June 6, 2012
I remember the last quarter of the 20th century, when it seemed that one of the aims of the religious education programs in many of our Unitarian Universalist congregations was to help our children and youth identify as “different.” I think this was an out-growth of the struggles of many of their parents, who had found Unitarian Universalism as a result of deep-seated feelings of “not belonging” in more traditional religions.
Whether overtly or covertly, we shared the message that we “are not like them.”
I have been thinking about this as I contemplate my life over a span of about 20 days. Last night I attended the consecration of St. Mary Star of the Sea Roman Catholic church here in Key West as a Basilica. This Sunday I will be worshipping with a Unitarian Universalist congregation which is engaging in the future-shaping process of moving toward their own permanent home. Beginning Monday I will be spending five days with about four thousand Black Church pastors exploring preaching and worship in that tradition. On June 17, I will preach the Annual Pilgrimage Sermon at our oldest Unitarian church west of the Hudson River, the 1803 congregation in Barneveld, New York.
On each of these occasions, I will be reminded of voices from afar. A letter from the Pope in Rome; a bequest from a loving member; the remembered words of liberation arising from slavery; a note from Thomas Jefferson wishing he could some day travel to visit that new congregation in upstate New York.
Each of those memorialized voices spoke the same message: hold to your vision.
Yes, while the vision may be different on each of these occasions, what connects them is the understanding that only those groups, only those communities, only those faiths which have vision will survive and thrive. The classic words of Proverbs 29 remind us: “Without vision, the people perish.”
But, vision carries with it the imperative of inclusion: from the many individual strands of understanding must come some hope for a more inclusive, more universal understanding.
It is time for our Religious Education to evolve past its focus on an identity of difference, and become a herald to the whole world: “we can all make it if we focus on connections, not differences.”

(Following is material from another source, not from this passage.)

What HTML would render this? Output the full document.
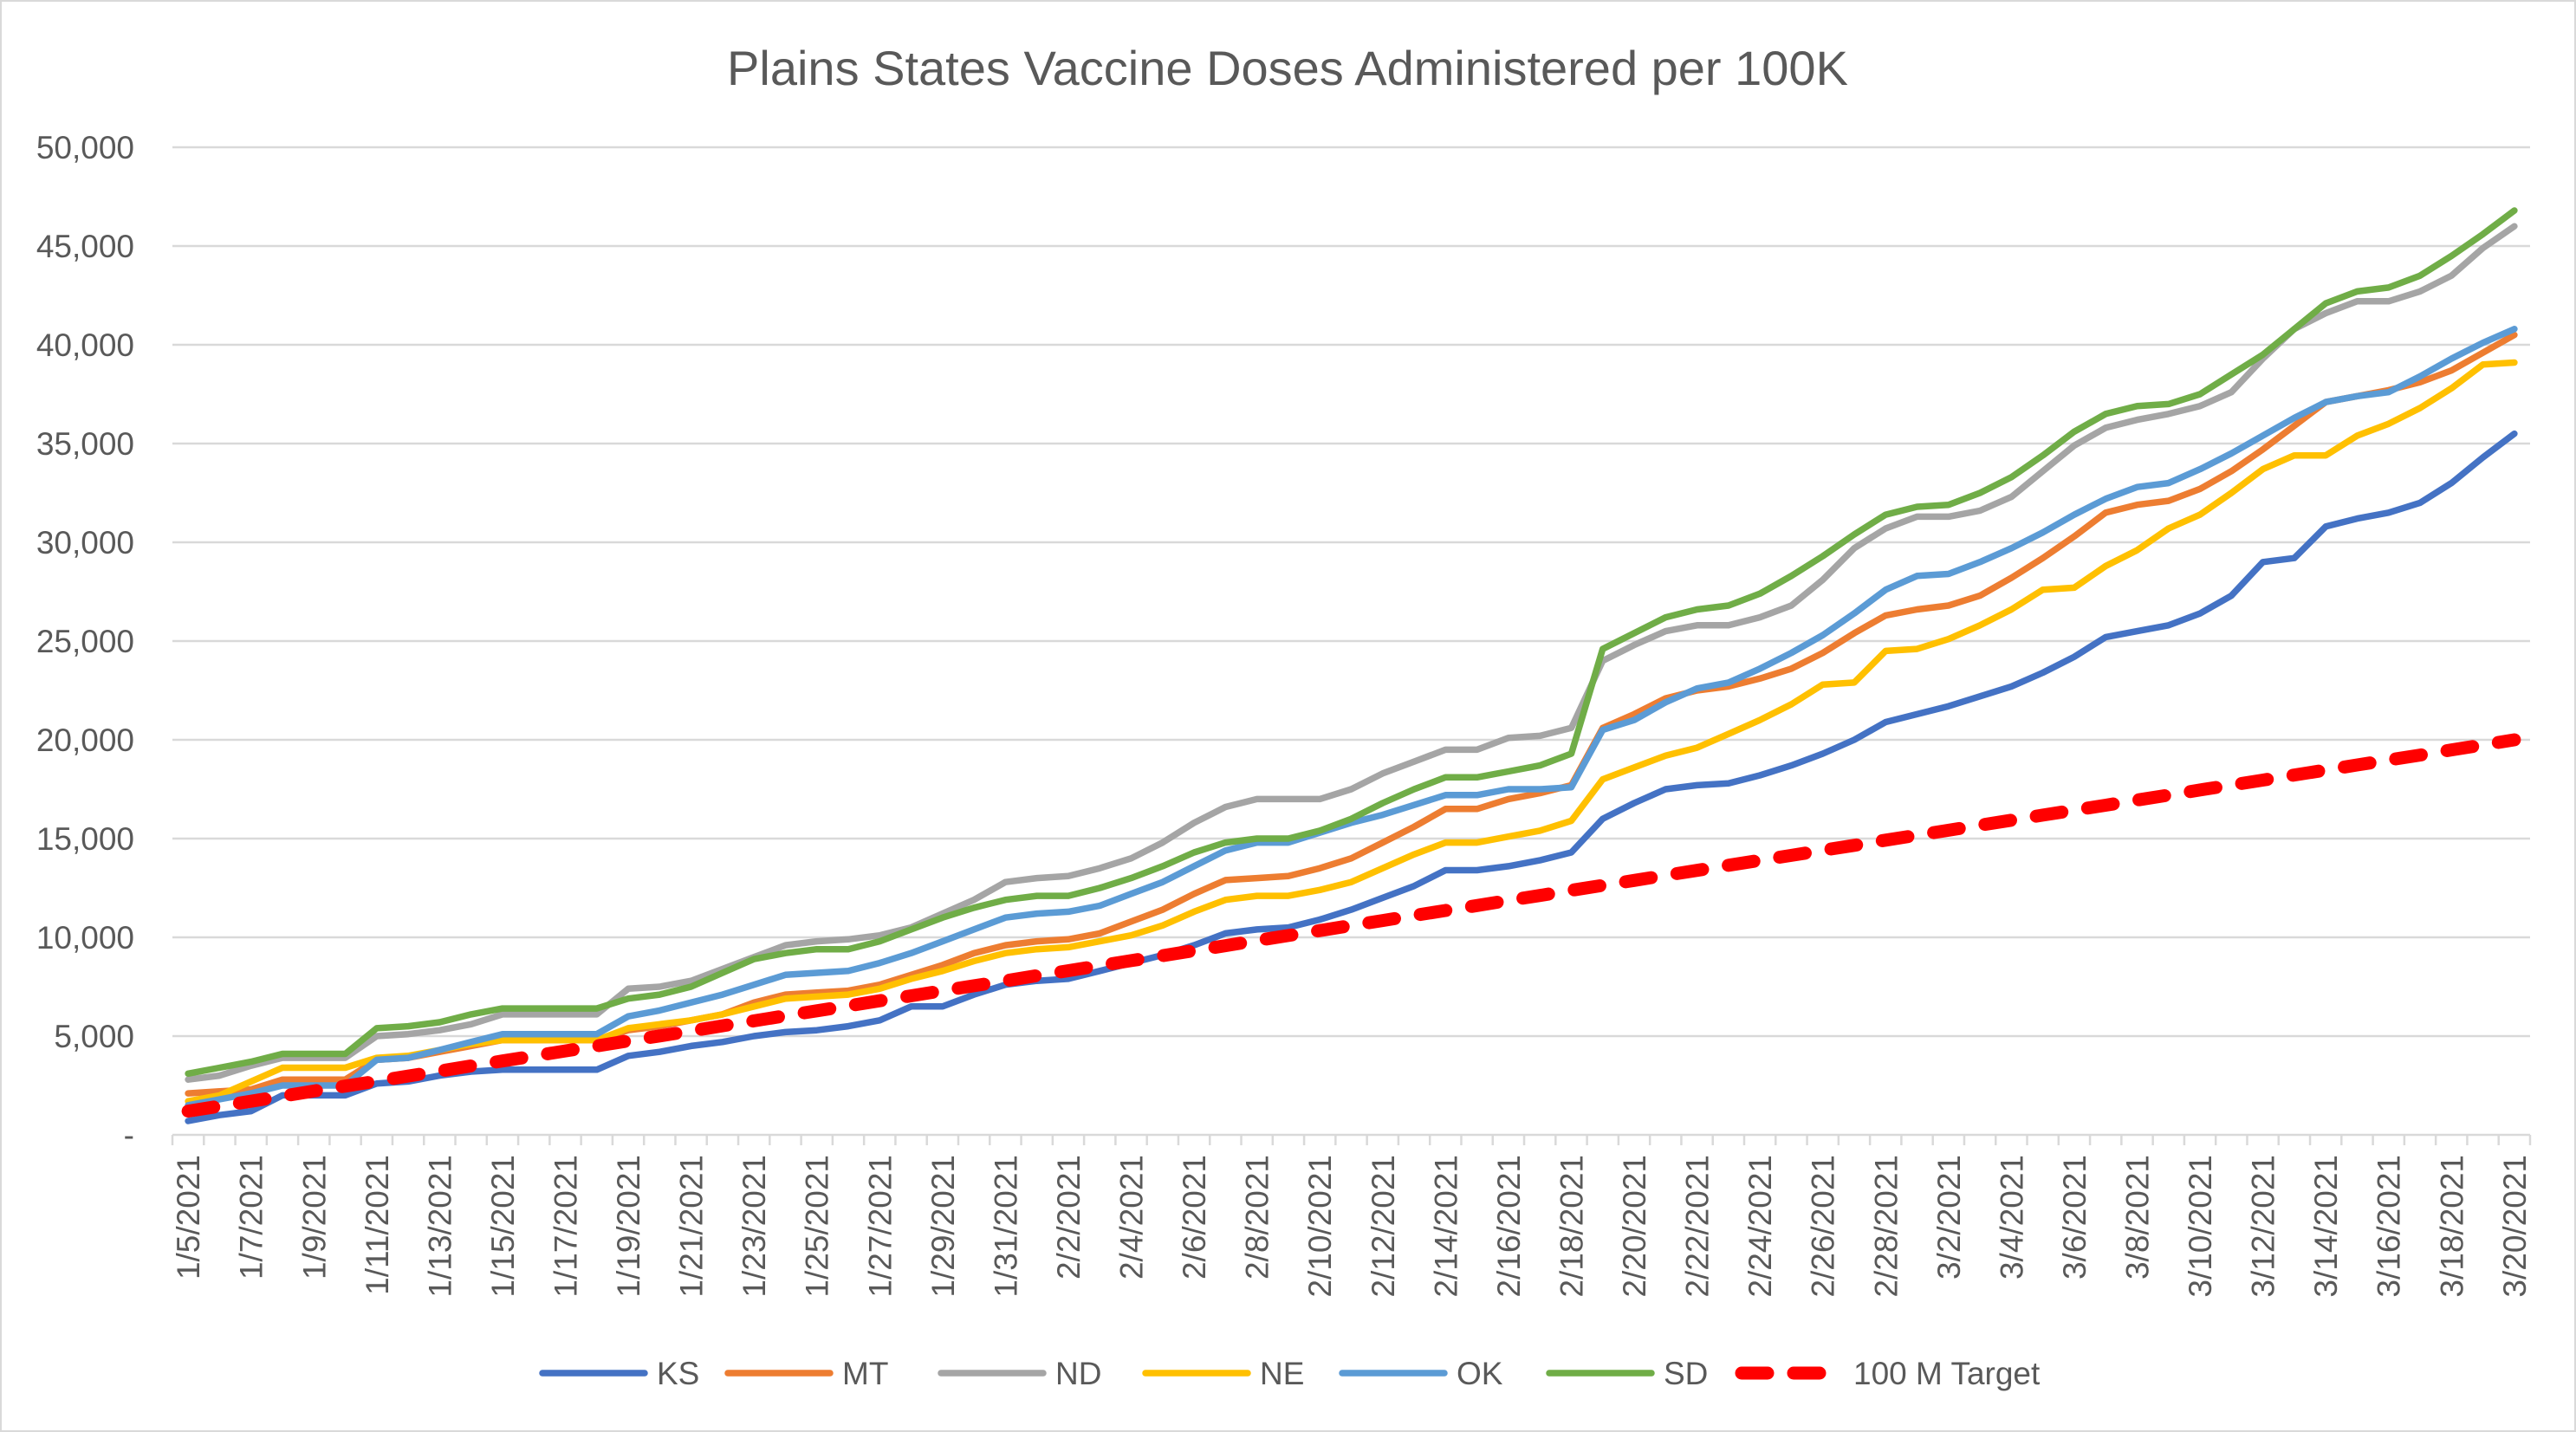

If we can learn to be more concerned with what we do believe than what we don’t, if we can learn to be more interested in the values and vision we share than any gulfs that separate us, if we can learn to be more inspired by what is yet to be than absorbed by what has been, ours can become a growing point of faith not just for us already here, but for the many others who are looking for a message of hope wider than the current politics and religions of division and separation.